Jun 27 2012

Ignominious endings

Helene Anne Fortin shot many photos of my hands for cover consideration

What body part would you like to be defined by after you’ve departed this life for whatever destination awaits you? What image indelibly associated with your name?

As a postscript to the previous entry, a brief tribute to writer and director, Nora Ephron, I have to say that reading the obit printed in today’s Globe and Mail (a condensed 6 column inches penned by Hillel Italie of Associated Press) gave me pause.

Although the piece quoted one of Ephron’s classic putdowns (a dismissive reference to a male character, widely acknowledged to be modeled on her ex-husband, Carl Bernstein, as being “capable of having sex with a Venetian blind”), the obit’s final words were devoted to some of the writer’s musings about her famously lamented neck.

Notwithstanding the best-seller status of the book known for its confessed concerns about wattles and creases, this still seems wrong to me.

The woman was a wildly successful screenwriter and director, who made highly watchable movies, wrote laugh out loud material, and was adored by colleagues. And the neck piece, although good enough to lend its title to her essay collection, wasn’t her best work.

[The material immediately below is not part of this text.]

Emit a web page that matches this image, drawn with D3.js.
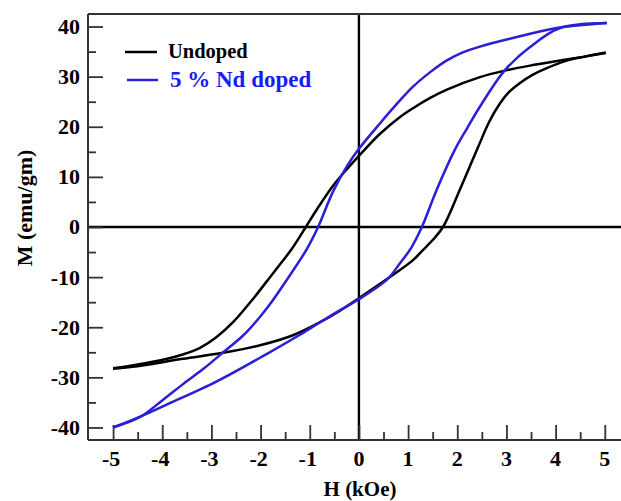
<!DOCTYPE html>
<html>
<head>
<meta charset="utf-8">
<script src="https://cdn.jsdelivr.net/npm/d3@7"></script>
<style>
  body { margin: 0; background: #fff; }
  svg text { font-family: "Liberation Serif", "Times New Roman", serif; font-weight: bold; }
</style>
</head>
<body>
<div id="chart"></div>
<script>
// Undoped loop, descending branch (H from +5 to -5)
const undopedDownH = [5.02, 4.15, 3.48, 2.97, 2.46, 1.79, 1.44, 1.1, 0.83, 0.43, 0, -0.24, -0.53, -0.85, -1.08, -1.36, -1.6, -1.87, -2.15, -2.56, -2.9, -3.23, -3.6, -3.9, -4.59, -5.0];
const undopedDownM = [34.7, 33.3, 32.2, 31.2, 29.9, 27.4, 25.7, 23.7, 21.9, 18.6, 14.2, 11.6, 8.2, 3.6, 0, -4.3, -7.4, -10.8, -14.3, -19.0, -22.0, -24.1, -25.5, -26.3, -27.6, -28.2];
// Undoped loop, ascending branch (H from -5 to +5)
const undopedUpH = [-5.0, -4.6, -3.58, -2.76, -2.01, -1.34, -0.79, -0.4, 0, 0.57, 1.1, 1.3, 1.5, 1.71, 2.05, 2.4, 2.65, 2.85, 3.05, 3.27, 3.54, 3.82, 4.23, 4.6, 5.02];
const undopedUpM = [-28.3, -27.9, -26.3, -25.1, -23.6, -21.6, -19.0, -16.8, -14.2, -10.4, -6.6, -4.6, -2.6, 0, 7.4, 15.4, 21.0, 24.4, 26.9, 28.7, 30.4, 31.7, 33.2, 34.0, 34.8];

// 5 % Nd doped loop, descending branch
const ndDownH = [5.04, 4.15, 3.82, 3.13, 2.46, 2.1, 1.78, 1.45, 1.1, 0.83, 0.43, 0, -0.24, -0.53, -0.83, -1.06, -1.47, -1.75, -2.01, -2.35, -2.76, -3.15, -3.57, -4.0, -4.45, -5.0];
const ndDownM = [40.7, 39.9, 39.3, 37.7, 36.0, 34.8, 33.2, 30.9, 28.0, 25.2, 20.7, 15.6, 12.2, 7.0, 0, -4.4, -10.6, -14.6, -17.9, -21.6, -25.0, -28.2, -31.3, -34.6, -37.9, -40.0];
// 5 % Nd doped loop, ascending branch
const ndUpH = [-5.0, -4.51, -3.9, -2.89, -1.87, -1.2, -0.79, -0.4, 0, 0.57, 0.83, 1.06, 1.28, 1.58, 1.95, 2.2, 2.46, 2.97, 3.48, 4.09, 5.04];
const ndUpM = [-40.0, -38.1, -35.4, -30.8, -25.3, -21.5, -19.0, -16.7, -14.4, -10.5, -7.3, -4.2, 0, 7.4, 15.4, 19.7, 24.0, 31.3, 35.9, 39.7, 40.7];

const xTicks = [-5, -4, -3, -2, -1, 0, 1, 2, 3, 4, 5];
const yTicks = [-40, -30, -20, -10, 0, 10, 20, 30, 40];
const legendNames = ["Undoped", "5 % Nd doped"];

const width = 621, height = 501;
const margin = {left: 88, right: 0, top: 14, bottom: 61};

const svg = d3.select("#chart").append("svg")
    .attr("width", width)
    .attr("height", height)
    .attr("viewBox", `0 0 ${width} ${height}`);

const x = d3.scaleLinear().domain([-5.51, 5.33]).range([margin.left, width - margin.right]);
const y = d3.scaleLinear().domain([-42.5, 42.5]).range([height - margin.bottom, margin.top]);

const frameColor = "#333";
const black = "#000";
const blue = "#2a1fd6";

// zero lines
svg.append("line")
    .attr("x1", x.range()[0]).attr("x2", x.range()[1])
    .attr("y1", y(0)).attr("y2", y(0))
    .attr("stroke", black).attr("stroke-width", 2.4);
svg.append("line")
    .attr("x1", x(0)).attr("x2", x(0))
    .attr("y1", y.range()[1]).attr("y2", y.range()[0])
    .attr("stroke", black).attr("stroke-width", 2.4);

// frame: left, top, bottom
const frame = svg.append("g").attr("stroke", frameColor).attr("stroke-width", 2);
frame.append("line").attr("x1", margin.left).attr("x2", margin.left).attr("y1", y.range()[1]).attr("y2", y.range()[0]);
frame.append("line").attr("x1", margin.left).attr("x2", width).attr("y1", y.range()[1]).attr("y2", y.range()[1]);
frame.append("line").attr("x1", margin.left).attr("x2", width).attr("y1", y.range()[0]).attr("y2", y.range()[0]);

// y axis: ticks inside
const yAxis = svg.append("g")
    .attr("transform", `translate(${margin.left},0)`)
    .call(d3.axisRight(y).tickValues(d3.range(-40, 41, 5)).tickSize(8).tickFormat(""));
yAxis.select(".domain").remove();
yAxis.selectAll(".tick line")
    .attr("stroke", frameColor).attr("stroke-width", 1.8)
    .attr("x2", d => d % 10 === 0 ? 15 : 8);

svg.append("g").selectAll("text")
    .data(yTicks)
    .join("text")
    .attr("x", 80)
    .attr("y", d => y(d))
    .attr("dy", "0.34em")
    .attr("text-anchor", "end")
    .attr("font-size", 22)
    .text(d => d);

// x axis: ticks inside
const xAxis = svg.append("g")
    .attr("transform", `translate(0,${y.range()[0]})`)
    .call(d3.axisTop(x).tickValues(d3.range(-5, 5.01, 0.5)).tickSize(8).tickFormat(""));
xAxis.select(".domain").remove();
xAxis.selectAll(".tick line")
    .attr("stroke", frameColor).attr("stroke-width", 1.8)
    .attr("y2", d => Number.isInteger(d) ? -15 : -8);

svg.append("g").selectAll("text")
    .data(xTicks)
    .join("text")
    .attr("x", d => x(d) - (d < 0 ? 2 : 0))
    .attr("y", 466)
    .attr("text-anchor", "middle")
    .attr("font-size", 22)
    .text(d => d);

// axis titles
svg.append("text")
    .attr("x", 360).attr("y", 496)
    .attr("text-anchor", "middle")
    .attr("font-size", 21)
    .text("H (kOe)");
svg.append("text")
    .attr("transform", "translate(32,208) rotate(-90)")
    .attr("text-anchor", "middle")
    .attr("font-size", 22)
    .text("M (emu/gm)");

// loops
const line = d3.line()
    .x(d => x(d[0]))
    .y(d => y(d[1]))
    .curve(d3.curveCatmullRom.alpha(0.5));

function loop(downH, downM, upH, upM) {
    const down = downH.map((h, i) => [h, downM[i]]);
    const up = upH.map((h, i) => [h, upM[i]]);
    return [down, up];
}

const series = [
    {name: legendNames[0], color: black, branches: loop(undopedDownH, undopedDownM, undopedUpH, undopedUpM)},
    {name: legendNames[1], color: blue, branches: loop(ndDownH, ndDownM, ndUpH, ndUpM)}
];

series.forEach(s => {
    svg.append("g").selectAll("path")
        .data(s.branches)
        .join("path")
        .attr("d", line)
        .attr("fill", "none")
        .attr("stroke", s.color)
        .attr("stroke-width", 2.5)
        .attr("stroke-linejoin", "round");
});

// legend
const legend = svg.append("g");
legend.append("line").attr("x1", 125).attr("x2", 157).attr("y1", 52).attr("y2", 52)
    .attr("stroke", black).attr("stroke-width", 2.5);
legend.append("text").attr("x", 168).attr("y", 58).attr("font-size", 20.5)
    .attr("fill", black).text(legendNames[0]);
legend.append("line").attr("x1", 127).attr("x2", 158).attr("y1", 80).attr("y2", 80)
    .attr("stroke", blue).attr("stroke-width", 2.5);
legend.append("text").attr("x", 170).attr("y", 87).attr("font-size", 23)
    .attr("fill", "#1a1aff").text(legendNames[1]);
</script>
</body>
</html>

More importantly, however, the title made clear how she felt about her neck. (Bad!) So it seems a bit callous, if not cruel, to allow the last image of the tribute to reinforce the unfortunate associations that the deceased — like women everywhere, encouraged by a physical-perfection-obsessed culture — despaired.

(Italie is probably young and male; this likely never occurred to him. And possibly it was the Globe editor who chopped a longer piece that ended differently.)

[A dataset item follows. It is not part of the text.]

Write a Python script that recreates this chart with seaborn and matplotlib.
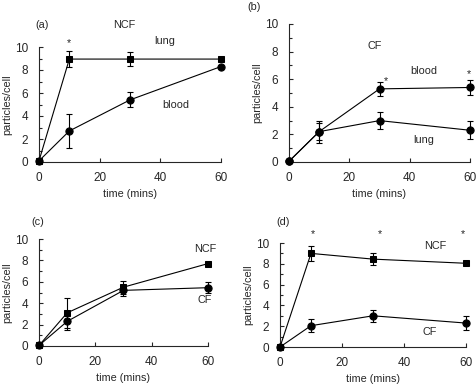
import matplotlib
matplotlib.use("Agg")
import matplotlib.pyplot as plt
import seaborn as sns
import pandas as pd
import numpy as np
from matplotlib.ticker import MultipleLocator

sns.set_style("ticks")
plt.rcParams['font.family'] = ['Liberation Sans', 'DejaVu Sans']

time = [0, 10, 30, 60]

# (a) NCF
a_lung = [0.1, 8.95, 8.95, 8.95]
a_lung_err = [0, 0.7, 0.6, 0]
a_blood = [0.1, 2.7, 5.4, 8.3]
a_blood_err = [0, 1.5, 0.65, 0]
# (b) CF
b_blood = [0.05, 2.2, 5.3, 5.4]
b_blood_err = [0, 0.6, 0.5, 0.55]
b_lung = [0.05, 2.2, 3.0, 2.3]
b_lung_err = [0, 0.8, 0.6, 0.65]
# (c)
c_ncf = [0.05, 3.1, 5.5, 7.7]
c_ncf_err = [0, 1.4, 0.6, 0]
c_cf = [0.05, 2.3, 5.2, 5.45]
c_cf_err = [0, 0.8, 0.5, 0.5]
# (d)
d_ncf = [0.0, 9.0, 8.45, 8.05]
d_ncf_err = [0, 0.7, 0.55, 0]
d_cf = [0.0, 2.05, 3.0, 2.3]
d_cf_err = [0, 0.65, 0.55, 0.65]

W, H = 477, 384
fig = plt.figure(figsize=(W / 100, H / 100), dpi=100)

def px_axes(l, r, t, b):
    return fig.add_axes([l / W, (H - b) / H, (r - l) / W, (b - t) / H])

FS = 7.8
TFS = 8.5

def series(ax, y, err, marker):
    df = pd.DataFrame({"t": time, "v": y})
    sns.lineplot(data=df, x="t", y="v", ax=ax, color="black", lw=0.8,
                 marker=marker, markersize=5.2 if marker == "o" else 4.8,
                 markeredgecolor="black", clip_on=False, zorder=3)
    e = np.array(err)
    mask = e > 0
    ax.errorbar(np.array(time)[mask], np.array(y)[mask], yerr=e[mask], fmt="none",
                ecolor="black", elinewidth=0.8, capsize=2.5, capthick=0.8,
                clip_on=False, zorder=2)

def style(ax):
    ax.set_xlim(0, 60)
    ax.set_ylim(0, 10)
    ax.xaxis.set_major_locator(MultipleLocator(20))
    ax.yaxis.set_major_locator(MultipleLocator(2))
    ax.yaxis.set_minor_locator(MultipleLocator(1))
    ax.tick_params(direction="in", length=3, width=0.8, labelsize=TFS)
    ax.tick_params(axis="y", pad=8)
    ax.tick_params(axis="x", pad=7)
    ax.tick_params(which="minor", direction="in", length=2, width=0.8)
    sns.despine(ax=ax)
    for s in ("left", "bottom"):
        ax.spines[s].set_linewidth(0.8)
    ax.set_xlabel("time (mins)", fontsize=FS, labelpad=4)
    ax.set_ylabel("particles/cell", fontsize=FS, labelpad=2)

def txt(ax, x, y, s, **kw):
    ax.text(x, y, s, fontsize=FS, ha="center", va="center", clip_on=False, **kw)

# (a)
ax = px_axes(39, 221, 47, 162)
series(ax, a_lung, a_lung_err, "s")
series(ax, a_blood, a_blood_err, "o")
style(ax)
txt(ax, 0.9, 11.9, "(a)")
txt(ax, 28, 11.9, "NCF")
txt(ax, 41.5, 10.5, "lung")
txt(ax, 45.2, 5.0, "blood")
txt(ax, 9.9, 10.3, "*")

# (b)
ax = px_axes(289, 470, 24, 162)
series(ax, b_blood, b_blood_err, "o")
series(ax, b_lung, b_lung_err, "o")
style(ax)
txt(ax, -11.5, 11.2, "(b)")
txt(ax, 28.5, 8.4, "CF")
txt(ax, 44.8, 6.6, "blood")
txt(ax, 44.8, 1.6, "lung")
txt(ax, 32.2, 5.9, "*")
txt(ax, 59.7, 6.4, "*")

# (c)
ax = px_axes(39, 208, 239, 346)
series(ax, c_ncf, c_ncf_err, "s")
series(ax, c_cf, c_cf_err, "o")
style(ax)
txt(ax, -0.3, 11.6, "(c)")
txt(ax, 58.9, 9.1, "NCF")
txt(ax, 58.9, 4.3, "CF")

# (d)
ax = px_axes(280, 466, 243, 347)
series(ax, d_ncf, d_ncf_err, "s")
series(ax, d_cf, d_cf_err, "o")
style(ax)
txt(ax, 1.0, 12.0, "(d)")
txt(ax, 10.6, 10.9, "*")
txt(ax, 32.3, 10.9, "*")
txt(ax, 59.0, 10.9, "*")
txt(ax, 50.0, 9.7, "NCF")
txt(ax, 48.4, 1.45, "CF")

fig.savefig("out.png", dpi=100)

But here’s the YouTube link again, revealing a strong and confident, beautiful and gracious woman, holding forth — hilariously — in front of an audience of her peers.

(In the meantime, although I’ll never be remotely as famous as she is, I’m still relieved that I focused my own title essay on a part of my body that I actually like.)


Feb 18 2012

You can tell a lot about a woman by her hands…

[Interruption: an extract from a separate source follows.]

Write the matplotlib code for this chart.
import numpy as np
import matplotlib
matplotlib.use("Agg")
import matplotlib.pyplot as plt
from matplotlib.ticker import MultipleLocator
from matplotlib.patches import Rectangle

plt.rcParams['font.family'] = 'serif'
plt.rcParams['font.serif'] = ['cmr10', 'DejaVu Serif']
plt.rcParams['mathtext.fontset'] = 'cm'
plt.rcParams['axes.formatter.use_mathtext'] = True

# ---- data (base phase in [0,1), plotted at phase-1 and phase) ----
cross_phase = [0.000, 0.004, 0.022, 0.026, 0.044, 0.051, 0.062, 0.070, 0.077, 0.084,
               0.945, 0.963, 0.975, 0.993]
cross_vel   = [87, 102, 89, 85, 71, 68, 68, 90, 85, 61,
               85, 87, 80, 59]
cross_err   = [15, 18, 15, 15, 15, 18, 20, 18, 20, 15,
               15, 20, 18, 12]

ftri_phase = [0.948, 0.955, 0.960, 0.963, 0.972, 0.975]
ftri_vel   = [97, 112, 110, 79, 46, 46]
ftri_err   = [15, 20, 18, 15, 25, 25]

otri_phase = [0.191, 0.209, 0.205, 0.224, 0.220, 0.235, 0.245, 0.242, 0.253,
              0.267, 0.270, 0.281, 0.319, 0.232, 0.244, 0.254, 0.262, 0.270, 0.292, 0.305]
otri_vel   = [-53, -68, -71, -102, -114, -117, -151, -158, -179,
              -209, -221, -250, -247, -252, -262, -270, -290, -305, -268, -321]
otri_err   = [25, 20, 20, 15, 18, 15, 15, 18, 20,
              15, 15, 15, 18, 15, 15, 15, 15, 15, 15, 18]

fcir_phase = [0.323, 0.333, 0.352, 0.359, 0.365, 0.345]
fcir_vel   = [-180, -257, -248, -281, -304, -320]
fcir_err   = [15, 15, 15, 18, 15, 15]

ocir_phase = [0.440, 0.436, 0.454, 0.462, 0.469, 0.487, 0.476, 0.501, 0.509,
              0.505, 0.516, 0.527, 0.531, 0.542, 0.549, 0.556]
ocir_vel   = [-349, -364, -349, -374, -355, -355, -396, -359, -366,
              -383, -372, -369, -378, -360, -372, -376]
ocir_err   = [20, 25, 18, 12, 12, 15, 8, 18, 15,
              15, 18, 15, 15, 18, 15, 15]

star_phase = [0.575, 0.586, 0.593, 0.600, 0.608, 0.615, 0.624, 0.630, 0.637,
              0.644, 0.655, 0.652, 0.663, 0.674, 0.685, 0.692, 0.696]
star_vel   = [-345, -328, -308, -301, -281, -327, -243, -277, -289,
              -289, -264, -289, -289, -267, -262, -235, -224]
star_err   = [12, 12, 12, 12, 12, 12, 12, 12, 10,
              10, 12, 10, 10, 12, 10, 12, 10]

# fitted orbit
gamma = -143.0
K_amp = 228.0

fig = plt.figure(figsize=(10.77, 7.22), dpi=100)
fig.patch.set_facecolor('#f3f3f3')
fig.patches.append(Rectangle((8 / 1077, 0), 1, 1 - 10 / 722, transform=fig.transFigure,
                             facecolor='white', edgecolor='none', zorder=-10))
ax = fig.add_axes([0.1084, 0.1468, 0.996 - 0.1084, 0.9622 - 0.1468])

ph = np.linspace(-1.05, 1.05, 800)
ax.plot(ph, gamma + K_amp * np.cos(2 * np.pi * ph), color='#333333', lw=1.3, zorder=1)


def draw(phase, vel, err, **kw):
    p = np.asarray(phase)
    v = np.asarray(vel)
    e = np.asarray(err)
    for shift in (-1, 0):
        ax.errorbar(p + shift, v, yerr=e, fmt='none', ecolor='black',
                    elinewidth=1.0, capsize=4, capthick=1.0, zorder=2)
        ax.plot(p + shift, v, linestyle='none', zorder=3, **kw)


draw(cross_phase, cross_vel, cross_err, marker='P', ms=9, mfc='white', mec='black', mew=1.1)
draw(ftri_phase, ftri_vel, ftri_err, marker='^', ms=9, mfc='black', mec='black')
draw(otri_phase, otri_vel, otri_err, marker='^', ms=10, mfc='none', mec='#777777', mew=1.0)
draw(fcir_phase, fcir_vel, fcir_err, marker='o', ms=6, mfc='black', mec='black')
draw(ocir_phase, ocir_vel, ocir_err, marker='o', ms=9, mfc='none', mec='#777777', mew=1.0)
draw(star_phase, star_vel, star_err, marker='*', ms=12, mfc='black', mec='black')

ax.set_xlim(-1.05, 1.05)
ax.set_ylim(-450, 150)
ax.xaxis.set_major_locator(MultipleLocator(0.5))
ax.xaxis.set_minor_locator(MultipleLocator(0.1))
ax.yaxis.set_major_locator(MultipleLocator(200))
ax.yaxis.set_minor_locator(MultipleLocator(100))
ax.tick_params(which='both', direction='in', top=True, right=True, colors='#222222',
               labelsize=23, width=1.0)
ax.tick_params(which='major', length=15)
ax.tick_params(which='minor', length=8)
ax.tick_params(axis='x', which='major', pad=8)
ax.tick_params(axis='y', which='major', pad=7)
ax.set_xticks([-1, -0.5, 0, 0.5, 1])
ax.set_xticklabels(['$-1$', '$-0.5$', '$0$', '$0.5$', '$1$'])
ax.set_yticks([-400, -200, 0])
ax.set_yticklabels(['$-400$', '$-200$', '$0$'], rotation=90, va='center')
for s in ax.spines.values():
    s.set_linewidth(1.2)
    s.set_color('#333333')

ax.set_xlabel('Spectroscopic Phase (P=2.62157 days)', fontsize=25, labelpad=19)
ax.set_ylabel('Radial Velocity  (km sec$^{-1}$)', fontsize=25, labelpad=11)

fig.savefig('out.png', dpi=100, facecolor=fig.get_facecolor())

My friend Melanie, who has the gift of making me (and most everyone else lucky enough to know her) laugh almost every time she opens her mouth, came across the following image recently and sent it along for my — and now hopefully your — entertainment.

(Just to be clear, I am in no way advocating this particular use of hands, but in addition to being amused by the unexpected punch line, I loved the disconnect between the medium and the message.)


May 13 2011

Naming rights and the virtue of wiliness

Naming books is the publisher’s prerogative, and when I first pitched Scott McIntyre the idea for I Feel Great About My Hands two years ago, he reminded me of this.

“Don’t get too attached to your working title,” he cautioned.

But it was too late – I was already attached!

So I paid a visit to the Wakefield studio of photographer Helene Anne Fortin, who captured dozens of beautiful
 images of my hands (see one of my favourites here). We sent half a dozen of the best ones to Douglas & McIntyre and D&M’s senior designer Jessica Sullivan ended up selecting the cover image from among these. She also 
provided a beautiful package for the essays,
poems, drawings and one-woman play the book contains.

As a further bonus, Helene Anne herself contributed both a short essay — “Beauty Redefined” — and a photograph of one
 of her clients to the book.

 

 

 



May 3 2011

Unexpected encounter of the joyous kind

So, I’m on a plane bound for a literacy festival in Saskatoon where I’m delivering eight (what was I thinking – eight!) high school presentations in two days. I’ve spent the entire flight doing something I love: selecting tantalizing excerpts from seven of the essays in I Feel Great About My Hands and stringing them together with transitions and introductions of their fearless authors.

When the plane lands, I stand up to put on my coat and a woman seated in the row immediately behind says to me, “Has anyone ever told you, you have great hands?”

I look at her stunned and manage to blurt out ungraciously, “Are you kidding me?” Because I’m thinking, OK, I must know this woman… or she must know about the book. But how could she, it’s only just out and none of the national papers have reviewed it and we’re in Saskatoon, for Pete’s sake….

And then with a flash of recognition I realize I must be speaking to the brilliant and beautiful Sheree Fitch, the inspirational master of words who penned “At This Stage” — the one woman play that appears in the book, and that I can’t wait to see her perform, hopefully one day soon!